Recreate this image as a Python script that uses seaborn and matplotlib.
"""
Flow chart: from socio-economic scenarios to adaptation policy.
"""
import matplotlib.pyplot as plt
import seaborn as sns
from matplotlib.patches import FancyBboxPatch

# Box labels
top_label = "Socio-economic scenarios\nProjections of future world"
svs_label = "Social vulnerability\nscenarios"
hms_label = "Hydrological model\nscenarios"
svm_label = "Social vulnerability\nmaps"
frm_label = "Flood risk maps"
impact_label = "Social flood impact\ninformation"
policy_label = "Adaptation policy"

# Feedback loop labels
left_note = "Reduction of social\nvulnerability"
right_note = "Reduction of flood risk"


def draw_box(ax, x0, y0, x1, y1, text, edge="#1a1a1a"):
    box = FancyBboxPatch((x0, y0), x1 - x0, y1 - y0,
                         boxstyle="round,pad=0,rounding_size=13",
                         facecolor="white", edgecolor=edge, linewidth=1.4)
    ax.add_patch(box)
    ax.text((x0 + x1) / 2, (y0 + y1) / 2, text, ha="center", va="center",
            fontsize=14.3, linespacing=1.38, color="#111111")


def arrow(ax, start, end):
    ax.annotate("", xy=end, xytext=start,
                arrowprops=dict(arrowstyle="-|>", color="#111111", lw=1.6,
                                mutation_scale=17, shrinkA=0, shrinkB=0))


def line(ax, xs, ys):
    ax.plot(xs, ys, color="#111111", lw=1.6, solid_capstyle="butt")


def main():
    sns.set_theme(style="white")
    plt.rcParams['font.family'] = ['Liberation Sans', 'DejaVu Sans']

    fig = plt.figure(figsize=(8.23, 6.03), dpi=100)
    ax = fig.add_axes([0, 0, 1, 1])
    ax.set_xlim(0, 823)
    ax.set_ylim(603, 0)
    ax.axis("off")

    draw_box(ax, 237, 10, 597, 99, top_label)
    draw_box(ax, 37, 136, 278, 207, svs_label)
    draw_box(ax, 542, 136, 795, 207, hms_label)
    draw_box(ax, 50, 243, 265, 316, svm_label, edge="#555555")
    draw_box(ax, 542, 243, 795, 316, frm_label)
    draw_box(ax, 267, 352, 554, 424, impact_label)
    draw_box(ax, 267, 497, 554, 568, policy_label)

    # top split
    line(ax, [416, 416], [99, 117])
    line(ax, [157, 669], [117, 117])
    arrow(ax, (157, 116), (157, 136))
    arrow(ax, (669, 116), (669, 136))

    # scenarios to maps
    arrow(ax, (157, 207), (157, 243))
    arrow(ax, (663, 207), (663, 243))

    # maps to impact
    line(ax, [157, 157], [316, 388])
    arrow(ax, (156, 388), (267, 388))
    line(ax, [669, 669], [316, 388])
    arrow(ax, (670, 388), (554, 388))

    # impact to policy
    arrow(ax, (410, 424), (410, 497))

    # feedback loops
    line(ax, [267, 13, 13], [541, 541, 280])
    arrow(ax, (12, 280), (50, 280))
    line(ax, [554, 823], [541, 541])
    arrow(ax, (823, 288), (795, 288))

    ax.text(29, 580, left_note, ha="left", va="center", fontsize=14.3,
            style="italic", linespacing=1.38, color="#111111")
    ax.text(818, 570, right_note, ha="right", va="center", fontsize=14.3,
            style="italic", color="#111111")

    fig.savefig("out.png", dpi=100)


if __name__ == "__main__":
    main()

- **INSTRUCTIONS FOR THE TASK**
Print, please, the lines from the first line of the material through the line that contains "from matplotlib.patches import FancyBboxPatch", exactly as written and with nothing added.

- **TASK OUTPUT**
Recreate this image as a Python script that uses seaborn and matplotlib.
"""
Flow chart: from socio-economic scenarios to adaptation policy.
"""
import matplotlib.pyplot as plt
import seaborn as sns
from matplotlib.patches import FancyBboxPatch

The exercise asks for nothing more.